Así mismo tuvo que irse para la casa, a siete cuadras del lugar. « Mi madre nunca se acostaba hasta que no llegara el último de sus hijos, Cuando llegué, me tiró la puerta en la cara y me dijo: “Aquí no es”. No se imaginaba que era yo, su propio hijo».
Tal vez otro se hubiera espantado con estos comienzos. Sin embargo, a don Enrique Arredondo hoy se le recuerda como uno de los más grandes comediantes del teatro, la radio y la televisión de nuestro país, que hizo reír por igual a grandes, mediados y chicos.
El humor, para los cubanos, –decía Enrique Arredondo- es una condición de nuestra personalidad. De momentos críticos nos ha salvado la gracia del humor.
«Por ejemplo, -contaba él – usted lleva tres horas en una lenta cola y de buenas a primeras se rompe la monotonía de la tragedia con un chiste, con un piropo ocurrente, con un simple gesto de simpática desesperación. Así nos acompañamos con humor».
Y si de risa se trata, mucho tendríamos que reconocerle a esta muy popular y querida figura de la escena criolla, que se hizo a sí mismo en tiempos difíciles.
Autodidacta, sí, pero sensible y talentoso, como aclarara Joaquín G. Santana. Nada de burdas improvisaciones –aunque algunos llegaron a pensarlo – cuando echaba al vuelo una “morcilla” que agarraba de sorpresa a sus contrafiguras y provocaba en el público sonoras carcajadas.
No por gusto algunos de sus dichos –tal era su simpatía e ingenio- llegaron a convertirse en parte de nuestra fraseología habitual como: “¡Mentira, tú me está engañando!”, “¡Ah, bueno, así, sí!”, “!No pué sel !” y “¡Atrevidooo! ”
Las tablas fueron su primera gran escuela. Hacia 1925, con 19 años, hizo sus primeros intentos en el teatro. Rápido se le vio en el papel de negrito, con el que sería, -luego de transitar por un camino no exento de angustias-, una de las mayores atracciones de nuestro vernáculo durante más de medio siglo.
Por cierto, Enrique Arredondo estuvo a punto de morir en la medianoche del 18 de febrero de 1935 cuando se derrumbó el vestíbulo del teatro Alhambra, donde actuaba para su público.
También se presentó en otros países del continente americano y su rostro se vio en varias películas, como en la cinta “Nuestro hombre en La Habana”.
Ningún medio le fue ajeno. Aún se recuerdan sus actuaciones, a lleno completo en la pista del cabaret Capri, en El café de los recuerdos.
Estrenó de su propia creación más de cien obras de teatro vernáculo, en diferentes salas del país.
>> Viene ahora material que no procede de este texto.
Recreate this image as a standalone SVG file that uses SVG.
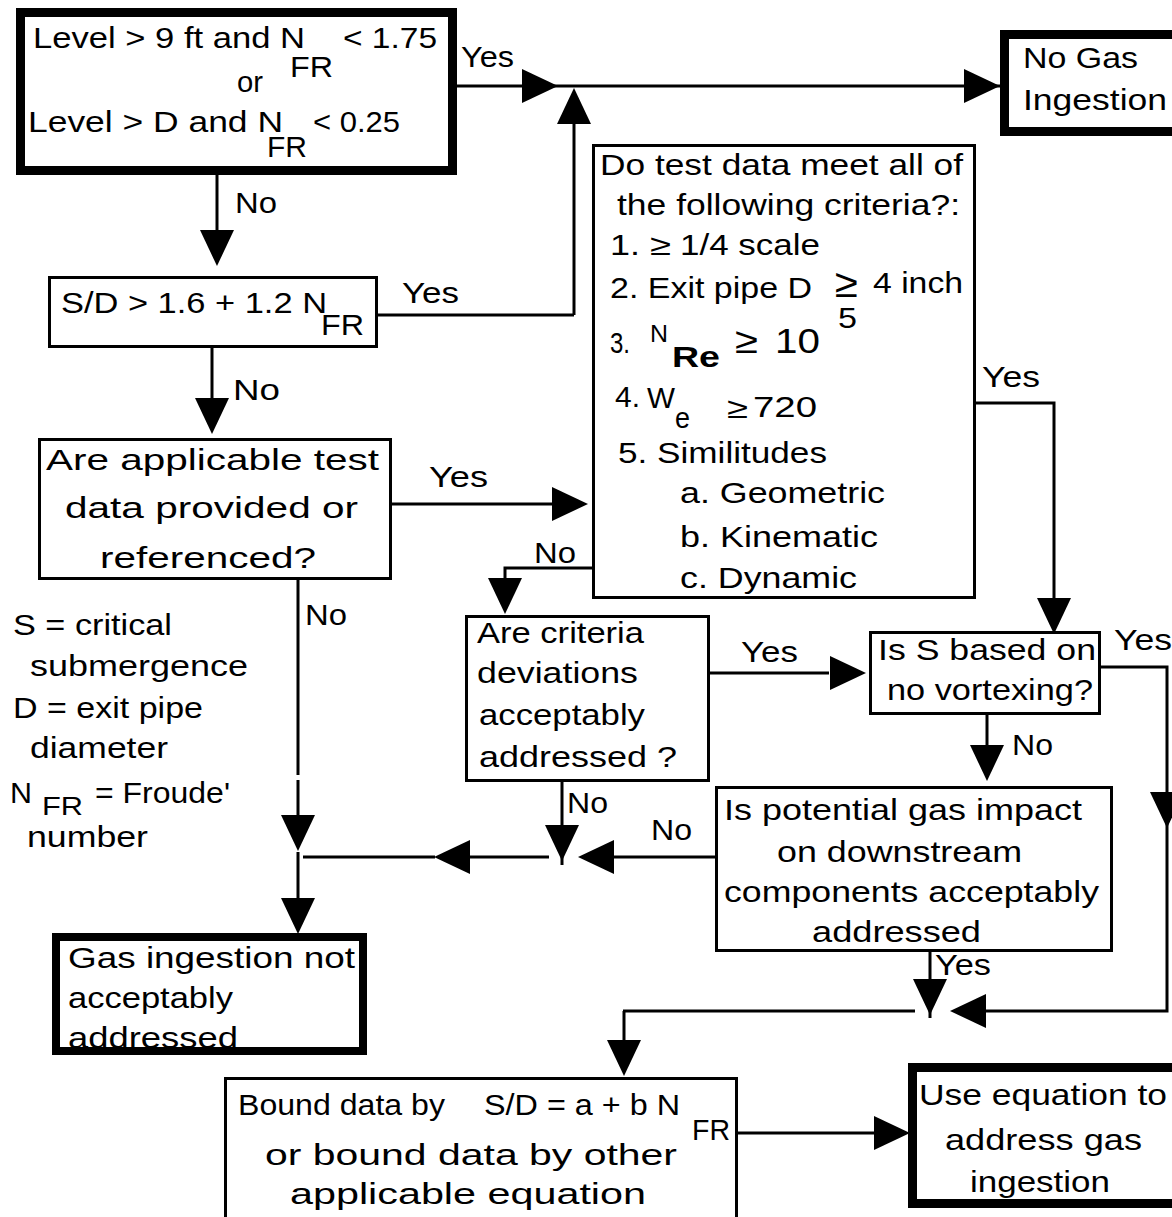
<svg xmlns="http://www.w3.org/2000/svg" width="1172" height="1217" viewBox="0 0 1172 1217">
<style>
text{font-family:"Liberation Sans",Arial,sans-serif;font-size:29px;fill:#000}
.box{fill:#fff;stroke:#000;stroke-width:3}
.thick{fill:#fff;stroke:#000;stroke-width:9}
.ln{fill:none;stroke:#000;stroke-width:3}
</style>
<defs>
<path id="ah" d="M-17,0 L17,0 L0,36 Z" fill="#000"/>
</defs>
<rect width="1172" height="1217" fill="#fff"/>

<g id="connectors">
<path class="ln" d="M456,86 H1000"/>
<path class="ln" d="M574,315 V100"/>
<path class="ln" d="M378,315 H574"/>
<path class="ln" d="M217,175 V230"/>
<path class="ln" d="M212,348 V400"/>
<path class="ln" d="M392,504 H552"/>
<path class="ln" d="M592,568 H505 V580"/>
<path class="ln" d="M976,403 H1054 V602"/>
<path class="ln" d="M710,673 H829"/>
<path class="ln" d="M1101,667 H1167 V1011 H986"/>
<path class="ln" d="M987,715 V745"/>
<path class="ln" d="M715,857 H612"/>
<path class="ln" d="M562,782 V829 M562,857 V865"/>
<path class="ln" d="M549,857 H468 M435,857 H303"/>
<path class="ln" d="M298,580 V775 M298,780 V815 M298,852 V900"/>
<path class="ln" d="M930,952 V982 M930,1011 V1018"/>
<path class="ln" d="M623,1011 H915 M624,1011 V1041"/>
<path class="ln" d="M738,1133 H876"/>
<use href="#ah" transform="translate(522,86) rotate(-90)"/>
<use href="#ah" transform="translate(964,86) rotate(-90)"/>
<use href="#ah" transform="translate(574,124) rotate(180)"/>
<use href="#ah" transform="translate(217,230)"/>
<use href="#ah" transform="translate(212,398)"/>
<use href="#ah" transform="translate(552,504) rotate(-90)"/>
<use href="#ah" transform="translate(505,578)"/>
<use href="#ah" transform="translate(1054,598)"/>
<use href="#ah" transform="translate(830,673) rotate(-90)"/>
<use href="#ah" transform="translate(1167,792)"/>
<use href="#ah" transform="translate(986,1011) rotate(90)"/>
<use href="#ah" transform="translate(987,745)"/>
<use href="#ah" transform="translate(614,857) rotate(90)"/>
<use href="#ah" transform="translate(562,825)"/>
<use href="#ah" transform="translate(470,857) rotate(90)"/>
<use href="#ah" transform="translate(298,815)"/>
<use href="#ah" transform="translate(298,898)"/>
<use href="#ah" transform="translate(930,979)"/>
<use href="#ah" transform="translate(624,1040)"/>
<use href="#ah" transform="translate(874,1133) rotate(-90)"/>
<text x="461" y="67" textLength="53" lengthAdjust="spacingAndGlyphs">Yes</text>
<text x="235" y="213" textLength="42" lengthAdjust="spacingAndGlyphs">No</text>
<text x="402" y="303" textLength="57" lengthAdjust="spacingAndGlyphs">Yes</text>
<text x="233" y="400" textLength="47" lengthAdjust="spacingAndGlyphs">No</text>
<text x="429" y="487" textLength="59" lengthAdjust="spacingAndGlyphs">Yes</text>
<text x="534" y="563" textLength="42" lengthAdjust="spacingAndGlyphs">No</text>
<text x="982" y="387" textLength="58" lengthAdjust="spacingAndGlyphs">Yes</text>
<text x="741" y="662" textLength="57" lengthAdjust="spacingAndGlyphs">Yes</text>
<text x="1114" y="650" textLength="58" lengthAdjust="spacingAndGlyphs">Yes</text>
<text x="1012" y="755" textLength="41" lengthAdjust="spacingAndGlyphs">No</text>
<text x="651" y="840" textLength="41" lengthAdjust="spacingAndGlyphs">No</text>
<text x="567" y="813" textLength="41" lengthAdjust="spacingAndGlyphs">No</text>
<text x="935" y="975" textLength="56" lengthAdjust="spacingAndGlyphs">Yes</text>
<text x="305" y="625" textLength="42" lengthAdjust="spacingAndGlyphs">No</text>
</g>

<g id="n-level">
<rect class="thick" x="20.5" y="12.5" width="432" height="158"/>
<text x="33" y="48" textLength="272" lengthAdjust="spacingAndGlyphs">Level &gt; 9 ft and N</text>
<text x="290" y="77" textLength="43" lengthAdjust="spacingAndGlyphs">FR</text>
<text x="343" y="48" textLength="94" lengthAdjust="spacingAndGlyphs">&lt; 1.75</text>
<text x="237" y="92" textLength="26" lengthAdjust="spacingAndGlyphs">or</text>
<text x="28" y="132" textLength="255" lengthAdjust="spacingAndGlyphs">Level &gt; D and N</text>
<text x="267" y="157" textLength="40" lengthAdjust="spacingAndGlyphs">FR</text>
<text x="313" y="132" textLength="87" lengthAdjust="spacingAndGlyphs">&lt; 0.25</text>
</g>

<g id="n-nogas">
<rect class="thick" x="1004.5" y="34.5" width="200" height="97"/>
<text x="1023" y="68" textLength="115" lengthAdjust="spacingAndGlyphs">No Gas</text>
<text x="1023" y="110" textLength="144" lengthAdjust="spacingAndGlyphs">Ingestion</text>
</g>

<g id="n-sd">
<rect class="box" x="49.5" y="277.5" width="327" height="69"/>
<text x="61" y="313" textLength="266" lengthAdjust="spacingAndGlyphs">S/D &gt; 1.6 + 1.2 N</text>
<text x="321" y="335" textLength="43" lengthAdjust="spacingAndGlyphs">FR</text>
</g>

<g id="n-applicable">
<rect class="box" x="39.5" y="439.5" width="351" height="139"/>
<text x="46" y="470" textLength="333" lengthAdjust="spacingAndGlyphs">Are applicable test</text>
<text x="65" y="518" textLength="293" lengthAdjust="spacingAndGlyphs">data provided or</text>
<text x="100" y="568" textLength="216" lengthAdjust="spacingAndGlyphs">referenced?</text>
</g>

<g id="n-criteria">
<rect class="box" x="593.5" y="145.5" width="381" height="452"/>
<text x="600" y="175" textLength="363" lengthAdjust="spacingAndGlyphs">Do test data meet all of</text>
<text x="617" y="215" textLength="343" lengthAdjust="spacingAndGlyphs">the following criteria?:</text>
<text x="610" y="255" textLength="30" lengthAdjust="spacingAndGlyphs">1.</text>
<text x="650" y="255" textLength="21" lengthAdjust="spacingAndGlyphs">≥</text>
<text x="680" y="255" textLength="140" lengthAdjust="spacingAndGlyphs">1/4 scale</text>
<text x="610" y="298" textLength="202" lengthAdjust="spacingAndGlyphs">2. Exit pipe D</text>
<text x="835" y="297" style="font-size:40px" textLength="23" lengthAdjust="spacingAndGlyphs">≥</text>
<text x="873" y="293" textLength="90" lengthAdjust="spacingAndGlyphs">4 inch</text>
<text x="838" y="328" textLength="19" lengthAdjust="spacingAndGlyphs">5</text>
<text x="610" y="353" textLength="20" lengthAdjust="spacingAndGlyphs">3.</text>
<text x="650" y="342" style="font-size:23px" textLength="18" lengthAdjust="spacingAndGlyphs">N</text>
<text x="672" y="367" style="font-weight:bold" textLength="48" lengthAdjust="spacingAndGlyphs">Re</text>
<text x="735" y="353" style="font-size:36px" textLength="23" lengthAdjust="spacingAndGlyphs">≥</text>
<text x="775" y="353" style="font-size:35px" textLength="45" lengthAdjust="spacingAndGlyphs">10</text>
<text x="615" y="407" textLength="25" lengthAdjust="spacingAndGlyphs">4.</text>
<text x="647" y="408" textLength="28" lengthAdjust="spacingAndGlyphs">W</text>
<text x="675" y="428" textLength="15" lengthAdjust="spacingAndGlyphs">e</text>
<text x="727" y="418" textLength="21" lengthAdjust="spacingAndGlyphs">≥</text>
<text x="753" y="417" textLength="64" lengthAdjust="spacingAndGlyphs">720</text>
<text x="618" y="463" textLength="209" lengthAdjust="spacingAndGlyphs">5. Similitudes</text>
<text x="680" y="503" textLength="205" lengthAdjust="spacingAndGlyphs">a.  Geometric</text>
<text x="680" y="547" textLength="198" lengthAdjust="spacingAndGlyphs">b.  Kinematic</text>
<text x="680" y="588" textLength="177" lengthAdjust="spacingAndGlyphs">c.  Dynamic</text>
</g>

<g id="n-deviations">
<rect class="box" x="466.5" y="616.5" width="242" height="164"/>
<text x="477" y="643" textLength="167" lengthAdjust="spacingAndGlyphs">Are criteria</text>
<text x="477" y="683" textLength="161" lengthAdjust="spacingAndGlyphs">deviations</text>
<text x="479" y="725" textLength="166" lengthAdjust="spacingAndGlyphs">acceptably</text>
<text x="479" y="767" textLength="198" lengthAdjust="spacingAndGlyphs">addressed ?</text>
</g>

<g id="n-vortex">
<rect class="box" x="870.5" y="632.5" width="229" height="81"/>
<text x="878" y="660" textLength="218" lengthAdjust="spacingAndGlyphs">Is S based on</text>
<text x="887" y="700" textLength="206" lengthAdjust="spacingAndGlyphs">no vortexing?</text>
</g>

<g id="n-impact">
<rect class="box" x="716.5" y="787.5" width="395" height="163"/>
<text x="724" y="820" textLength="358" lengthAdjust="spacingAndGlyphs">Is potential gas impact</text>
<text x="777" y="862" textLength="245" lengthAdjust="spacingAndGlyphs">on downstream</text>
<text x="724" y="902" textLength="375" lengthAdjust="spacingAndGlyphs">components acceptably</text>
<text x="812" y="942" textLength="169" lengthAdjust="spacingAndGlyphs">addressed</text>
</g>

<g id="legend">
<text x="13" y="635" textLength="159" lengthAdjust="spacingAndGlyphs">S = critical</text>
<text x="30" y="676" textLength="218" lengthAdjust="spacingAndGlyphs">submergence</text>
<text x="13" y="718" textLength="190" lengthAdjust="spacingAndGlyphs">D = exit pipe</text>
<text x="30" y="758" textLength="138" lengthAdjust="spacingAndGlyphs">diameter</text>
<text x="10" y="803" textLength="22" lengthAdjust="spacingAndGlyphs">N</text>
<text x="42" y="815" style="font-size:25px" textLength="41" lengthAdjust="spacingAndGlyphs">FR</text>
<text x="95" y="803" textLength="135" lengthAdjust="spacingAndGlyphs">= Froude'</text>
<text x="27" y="847" textLength="121" lengthAdjust="spacingAndGlyphs">number</text>
</g>

<g id="n-notaccept">
<rect x="56" y="937" width="307" height="114" fill="#fff"/>
<text x="68" y="968" textLength="287" lengthAdjust="spacingAndGlyphs">Gas ingestion  not</text>
<text x="68" y="1008" textLength="165" lengthAdjust="spacingAndGlyphs">acceptably</text>
<text x="68" y="1048" textLength="170" lengthAdjust="spacingAndGlyphs">addressed</text>
<rect x="56" y="937" width="307" height="114" fill="none" stroke="#000" stroke-width="8"/>
</g>

<g id="n-bound">
<rect class="box" x="225.5" y="1078.5" width="511" height="160"/>
<text x="238" y="1115" textLength="207" lengthAdjust="spacingAndGlyphs">Bound data by</text>
<text x="484" y="1115" textLength="196" lengthAdjust="spacingAndGlyphs">S/D = a + b N</text>
<text x="692" y="1140" textLength="38" lengthAdjust="spacingAndGlyphs">FR</text>
<text x="265" y="1165" textLength="412" lengthAdjust="spacingAndGlyphs">or bound data by other</text>
<text x="290" y="1204" textLength="356" lengthAdjust="spacingAndGlyphs">applicable equation</text>
</g>

<g id="n-use">
<rect class="thick" x="912.5" y="1067.5" width="300" height="136"/>
<text x="919" y="1105" textLength="248" lengthAdjust="spacingAndGlyphs">Use equation to</text>
<text x="945" y="1150" textLength="197" lengthAdjust="spacingAndGlyphs">address gas</text>
<text x="970" y="1192" textLength="140" lengthAdjust="spacingAndGlyphs">ingestion</text>
</g>
</svg>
Se cuenta que en un principio su padre se oponía a que siguiera la carrera de actor, y un día le sugirió que dejara esos trajines pues él, no tenía el talento, digamos, del negrito, que recién había aplaudido en el teatro Valentino, y cuyos apellidos no le eran conocidos.
Sin embargo, el actor de marras no era otro era el propio Enrique Arredondo, quien había mandado a cambiar nombre. Este desacuerdo entre padre e hijo se resolvió de manera fraternal al confesar este último: « Papá, el negrito soy yo». Ya podemos imaginar la escena.
«Monarca del disparate y del absurdo, soberano de la risa», lo llamó en 1981 el periodista Mario García del Cueto. Y más exacto no pudo ser.
Eso de anunciarse como fabricante de churros de tres velocidades; decir que Víctor Hugo fue un gran ginecólogo y contar que ha cazado leones en el África distrayéndolos al son del violín y ahogándolos después con sus propias manos, provocan la carcajada solo cuando el artífice del “morcillazo” es el actor que reúne en sí mismo a personajes tan populares como el doctor Chapotín o el Cheo Malanga de “San Nicolás del Peladero”, el Bernabé de “Detrás de la fachada”, o el Simeón de “Alegría de sobremesa” ».
Enrique Arredondo falleció en La Habana el 15 de noviembre de 1988. Tenía 82 años.
Su autografía “La vida de un comediante” -donde prodigó humildad y buen humor-, editada por Letras Cubanas en 1981, tuvo tal éxito de venta que sobre el día de su presentación contó Arredondo:
« Yo calculo que allí se congregaron más de tres mil personas. Tuve que estampar mi firma en cientos de ejemplares. Creo que los cien mil de la primera edición volaron a la semana».